Harris Interactive Inc. dropped its lawsuit against Microsoft Corp.’s Hotmail service after the company agreed to allow Harris surveys to reach users through its Hotmail Web-based e-mail addresses.
“We reached a verbal agreement yesterday afternoon,” Dan Hucko, spokesman for the online market research company, said last Friday.
“We have agreed that their e-mails will get through to those who ask for them,” Microsoft spokesman Jim Cullinan confirmed.
Harris conducts opinion polls via e-mail. Participants sign up to be included, either at the Harris Web site or through a link at an Internet site, such as Excite@home.com.
In July, Harris filed suit in U.S. District Court in Rochester, N.Y., against more than a dozen Internet companies and an antispam organization for improperly identifying the market-research firm as a spammer, and blocking it from sending e-mail to users.

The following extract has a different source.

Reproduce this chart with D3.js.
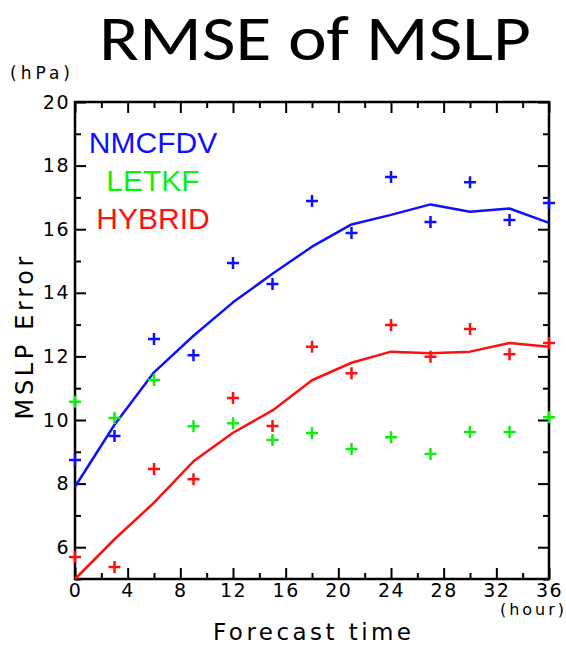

Mail Abuse Prevention System LLC (MAPS) of Redwood City, Calif., is a member-supported organization that maintains a list of spammers called the Realtime Blackhole List. That list is distributed to Internet and e-mail service providers like America Online, Microsoft Corp.’s Hotmail, Juno Online Services and BellSouth Corp., which, along with several other services, have blocked Harris Interactive e-mail from reaching their users.
On Aug. 9, Harris dropped its suit against AOL and with the case settled with Microsoft, the two largest companies have been removed from the case.
Another Harris spokesman, Ben Black, said the company is reviewing its options for the rest of the defendants.
“Most ISPs are being quite reasonable,” he said, though Harris is not currently in discussions with MAPS.